Rust compiles patterns to MIR using a similar matrix-based algorithm. Rust’s implementation (rustc_mir_build/src/thir/pattern/) handles Rust-specific features (slice patterns, constant patterns, binding modes) and produces MIR SwitchInt terminators analogous to ARC IR’s Switch.

Elm uses a decision tree approach for its pattern matching, with the additional constraint that Elm’s type system makes all matches total (no runtime failures). This is similar to Ori’s guarantee via exhaustiveness checking.

Design Tradeoffs

Shared pool vs inline trees. Decision trees are stored in a DecisionTreePool during canonicalization and retrieved by reference during ARC lowering. The alternative — embedding the tree structure directly in the canonical IR — would avoid the pool indirection but would complicate canonical IR with tree-specific types. The pool keeps the canonical IR focused on expressions.

Two-phase (compile then emit) vs single-phase.
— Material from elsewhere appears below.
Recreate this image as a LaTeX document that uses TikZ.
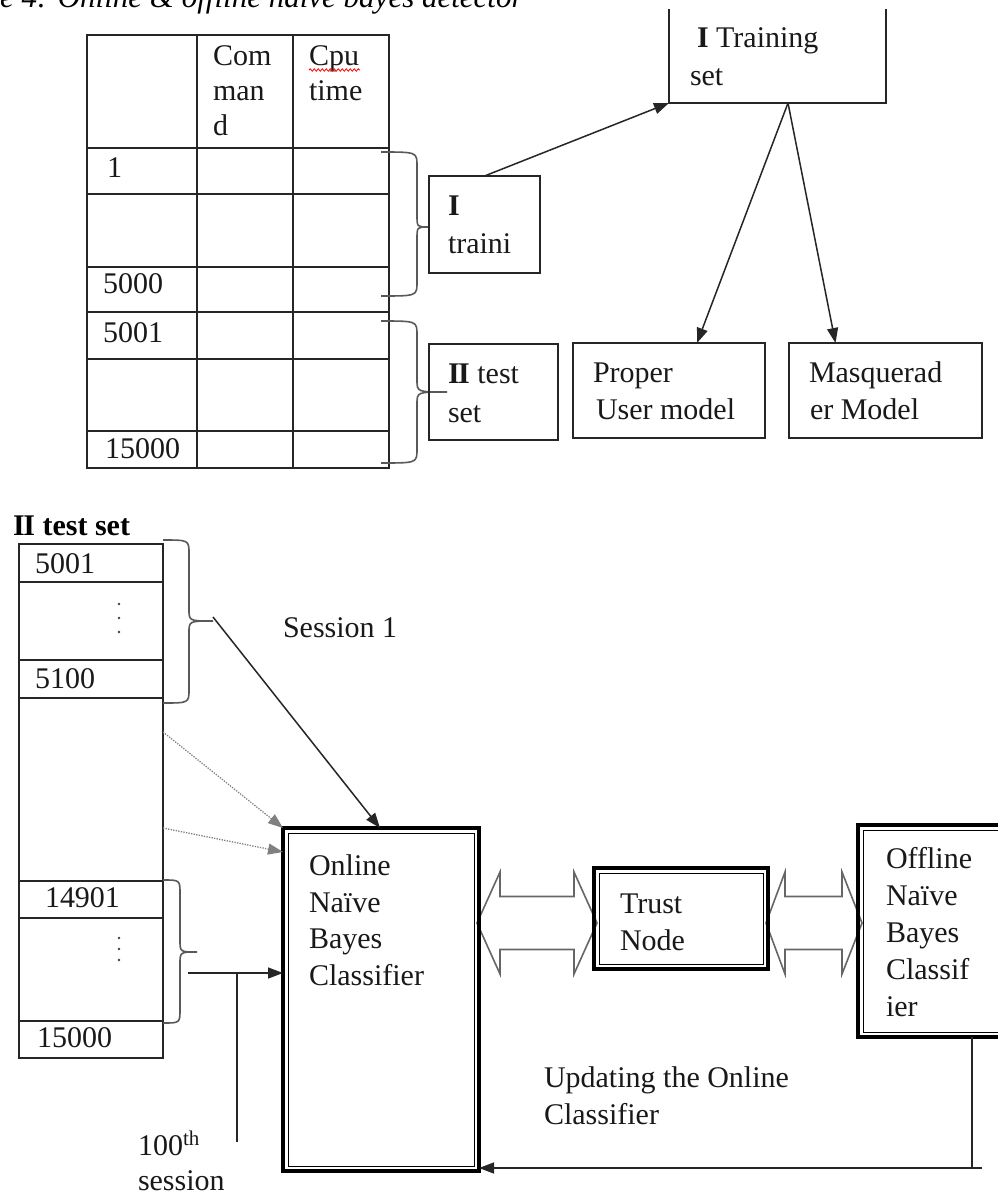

Compiling decision trees during canonicalization and emitting during ARC lowering separates concerns: canonicalization handles pattern semantics, ARC lowering handles control flow. The alternative — compiling and emitting in one phase — would be simpler but would either pull pattern compilation into the ARC system (wrong abstraction level) or push block emission into canonicalization (wrong phase).

Heuristic column selection. The choice of which column to split on affects tree size and runtime test count. Maranget’s heuristic (prefer columns with many constructors, few wildcards) is simple and effective but not optimal in all cases. More sophisticated heuristics (e.g., considering the depth of sub-trees) could produce smaller trees but at higher compile-time cost.